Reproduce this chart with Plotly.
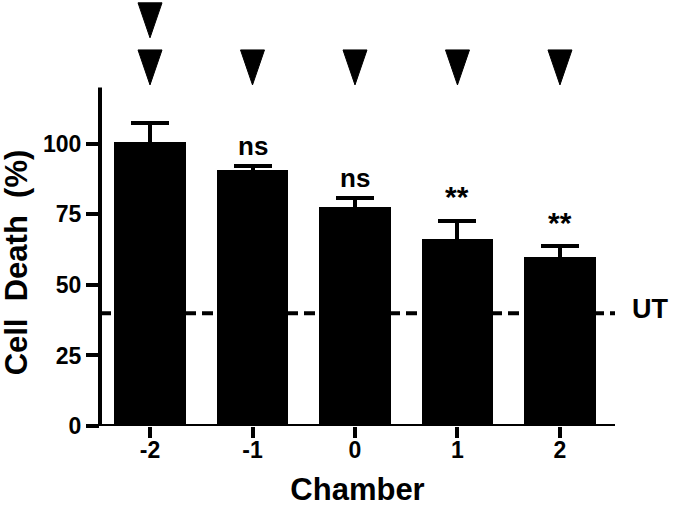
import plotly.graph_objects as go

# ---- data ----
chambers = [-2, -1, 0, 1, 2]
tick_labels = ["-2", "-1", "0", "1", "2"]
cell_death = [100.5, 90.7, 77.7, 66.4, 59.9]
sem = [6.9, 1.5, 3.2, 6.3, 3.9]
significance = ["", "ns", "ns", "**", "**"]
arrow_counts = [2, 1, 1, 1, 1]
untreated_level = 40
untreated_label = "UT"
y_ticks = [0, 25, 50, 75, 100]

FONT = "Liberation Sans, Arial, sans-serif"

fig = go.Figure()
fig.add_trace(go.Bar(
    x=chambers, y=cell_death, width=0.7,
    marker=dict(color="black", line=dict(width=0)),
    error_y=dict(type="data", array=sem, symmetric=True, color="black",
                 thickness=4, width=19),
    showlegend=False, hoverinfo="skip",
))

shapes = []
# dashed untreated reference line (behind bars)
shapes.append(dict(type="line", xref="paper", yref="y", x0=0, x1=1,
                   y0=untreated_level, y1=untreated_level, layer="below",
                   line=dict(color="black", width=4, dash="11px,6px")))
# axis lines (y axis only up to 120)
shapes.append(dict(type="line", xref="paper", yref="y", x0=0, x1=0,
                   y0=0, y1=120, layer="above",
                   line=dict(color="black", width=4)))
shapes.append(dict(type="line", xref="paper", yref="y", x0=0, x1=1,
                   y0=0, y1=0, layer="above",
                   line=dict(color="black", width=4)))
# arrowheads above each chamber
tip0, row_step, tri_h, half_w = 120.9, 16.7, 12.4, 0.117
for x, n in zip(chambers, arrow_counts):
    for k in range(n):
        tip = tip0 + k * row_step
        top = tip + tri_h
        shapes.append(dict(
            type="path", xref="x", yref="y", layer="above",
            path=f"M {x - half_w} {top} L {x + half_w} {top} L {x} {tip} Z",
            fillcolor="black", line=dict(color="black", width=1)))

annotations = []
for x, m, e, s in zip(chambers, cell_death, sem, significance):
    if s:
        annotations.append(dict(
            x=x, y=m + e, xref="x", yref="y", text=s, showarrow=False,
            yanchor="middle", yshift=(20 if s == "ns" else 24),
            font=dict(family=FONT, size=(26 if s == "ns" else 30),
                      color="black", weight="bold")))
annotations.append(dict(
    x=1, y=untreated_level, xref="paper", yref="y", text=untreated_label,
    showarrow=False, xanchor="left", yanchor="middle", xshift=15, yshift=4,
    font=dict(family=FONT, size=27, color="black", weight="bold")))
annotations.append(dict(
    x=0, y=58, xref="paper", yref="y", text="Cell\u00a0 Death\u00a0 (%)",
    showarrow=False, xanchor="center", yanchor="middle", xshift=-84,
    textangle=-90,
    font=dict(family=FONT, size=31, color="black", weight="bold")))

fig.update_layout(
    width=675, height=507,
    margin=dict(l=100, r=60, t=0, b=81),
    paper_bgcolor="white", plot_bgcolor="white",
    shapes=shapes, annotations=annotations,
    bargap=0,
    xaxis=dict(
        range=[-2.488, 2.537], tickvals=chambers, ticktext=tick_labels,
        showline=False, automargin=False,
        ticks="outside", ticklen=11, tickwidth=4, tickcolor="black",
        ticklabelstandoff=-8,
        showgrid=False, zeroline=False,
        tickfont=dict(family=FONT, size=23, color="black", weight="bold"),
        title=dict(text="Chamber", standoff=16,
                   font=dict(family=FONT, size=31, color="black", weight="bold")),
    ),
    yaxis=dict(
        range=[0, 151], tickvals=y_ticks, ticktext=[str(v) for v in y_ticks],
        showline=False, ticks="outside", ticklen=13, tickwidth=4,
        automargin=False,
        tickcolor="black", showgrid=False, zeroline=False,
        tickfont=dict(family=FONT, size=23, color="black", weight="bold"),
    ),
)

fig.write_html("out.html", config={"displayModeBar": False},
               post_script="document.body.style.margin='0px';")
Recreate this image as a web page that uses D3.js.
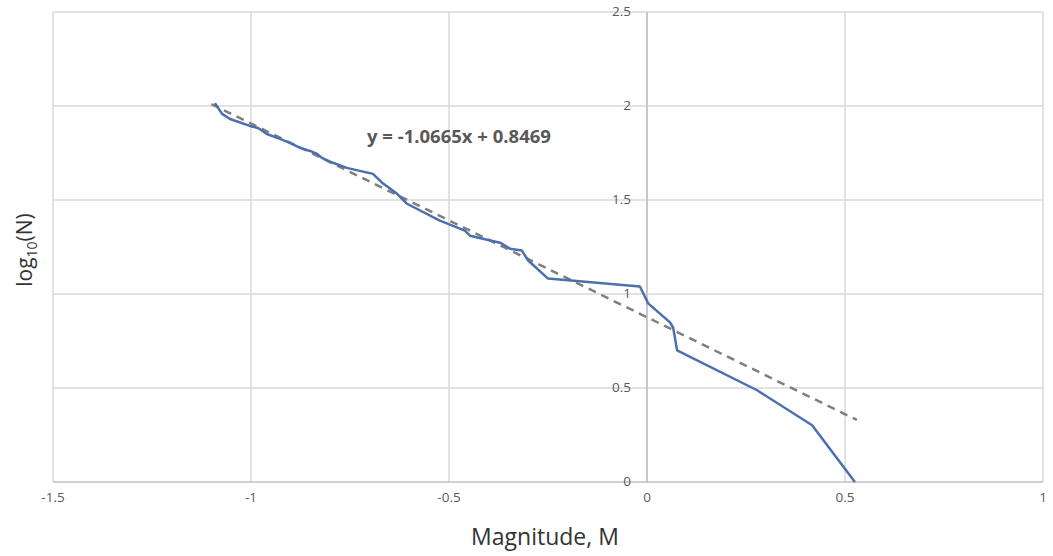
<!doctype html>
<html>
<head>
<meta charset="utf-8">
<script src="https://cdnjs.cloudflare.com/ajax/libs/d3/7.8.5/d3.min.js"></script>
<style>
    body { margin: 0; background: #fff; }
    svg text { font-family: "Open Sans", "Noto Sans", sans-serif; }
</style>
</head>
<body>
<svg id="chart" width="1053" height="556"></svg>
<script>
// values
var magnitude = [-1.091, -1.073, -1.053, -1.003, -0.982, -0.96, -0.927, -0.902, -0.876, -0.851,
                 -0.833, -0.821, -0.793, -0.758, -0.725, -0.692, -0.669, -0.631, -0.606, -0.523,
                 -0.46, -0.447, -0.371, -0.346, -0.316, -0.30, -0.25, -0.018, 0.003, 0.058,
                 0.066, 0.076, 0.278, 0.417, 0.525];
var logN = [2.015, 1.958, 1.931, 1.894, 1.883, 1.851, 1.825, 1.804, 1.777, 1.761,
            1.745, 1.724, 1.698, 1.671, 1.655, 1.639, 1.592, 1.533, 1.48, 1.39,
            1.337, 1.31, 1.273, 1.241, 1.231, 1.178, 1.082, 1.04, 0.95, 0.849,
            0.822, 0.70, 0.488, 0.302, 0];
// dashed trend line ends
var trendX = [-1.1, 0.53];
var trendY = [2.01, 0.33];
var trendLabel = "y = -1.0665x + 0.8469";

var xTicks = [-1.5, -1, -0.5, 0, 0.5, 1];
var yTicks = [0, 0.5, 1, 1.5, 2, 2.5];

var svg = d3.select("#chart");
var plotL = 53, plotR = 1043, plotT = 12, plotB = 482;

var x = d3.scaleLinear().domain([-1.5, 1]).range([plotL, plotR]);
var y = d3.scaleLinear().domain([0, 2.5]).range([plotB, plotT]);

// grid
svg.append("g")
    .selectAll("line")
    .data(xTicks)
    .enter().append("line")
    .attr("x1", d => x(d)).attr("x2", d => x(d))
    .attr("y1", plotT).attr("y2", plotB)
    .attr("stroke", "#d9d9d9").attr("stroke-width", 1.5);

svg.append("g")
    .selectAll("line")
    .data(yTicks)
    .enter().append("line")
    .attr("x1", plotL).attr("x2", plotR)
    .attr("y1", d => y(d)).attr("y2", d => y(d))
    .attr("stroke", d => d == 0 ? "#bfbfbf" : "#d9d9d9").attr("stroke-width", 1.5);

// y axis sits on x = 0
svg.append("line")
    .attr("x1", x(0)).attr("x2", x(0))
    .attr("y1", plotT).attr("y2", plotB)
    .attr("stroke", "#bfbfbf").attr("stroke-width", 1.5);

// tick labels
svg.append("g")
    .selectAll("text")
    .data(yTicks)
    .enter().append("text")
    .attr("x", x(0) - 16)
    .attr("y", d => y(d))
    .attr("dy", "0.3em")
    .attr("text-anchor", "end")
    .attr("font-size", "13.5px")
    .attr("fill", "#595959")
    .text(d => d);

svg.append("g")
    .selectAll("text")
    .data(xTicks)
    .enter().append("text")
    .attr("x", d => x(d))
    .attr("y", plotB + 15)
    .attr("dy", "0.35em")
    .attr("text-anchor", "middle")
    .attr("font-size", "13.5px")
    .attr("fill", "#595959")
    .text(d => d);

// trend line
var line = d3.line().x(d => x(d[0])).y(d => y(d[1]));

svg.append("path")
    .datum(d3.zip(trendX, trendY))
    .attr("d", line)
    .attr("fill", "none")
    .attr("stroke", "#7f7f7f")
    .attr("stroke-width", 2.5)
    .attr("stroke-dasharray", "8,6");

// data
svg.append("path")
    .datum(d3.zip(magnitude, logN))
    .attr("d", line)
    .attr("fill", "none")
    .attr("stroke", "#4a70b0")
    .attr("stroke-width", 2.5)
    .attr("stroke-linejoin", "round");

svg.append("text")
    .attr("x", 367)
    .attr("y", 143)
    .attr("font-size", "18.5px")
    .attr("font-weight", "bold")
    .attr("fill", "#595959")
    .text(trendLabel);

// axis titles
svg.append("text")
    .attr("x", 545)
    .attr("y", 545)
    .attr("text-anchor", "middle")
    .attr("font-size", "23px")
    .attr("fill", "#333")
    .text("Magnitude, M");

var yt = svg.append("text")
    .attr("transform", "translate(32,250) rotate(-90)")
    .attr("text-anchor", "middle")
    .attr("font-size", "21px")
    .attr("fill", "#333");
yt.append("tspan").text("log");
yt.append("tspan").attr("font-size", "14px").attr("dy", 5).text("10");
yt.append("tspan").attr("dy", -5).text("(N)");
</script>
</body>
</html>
++++++++
__TASK STATEMENT__.
Which lines contain "chart"? Copy each of them out.

__ANSWER__.
Reproduce this chart with Plotly.
<svg id="chart" width="1053" height="556"></svg>
var svg = d3.select("#chart");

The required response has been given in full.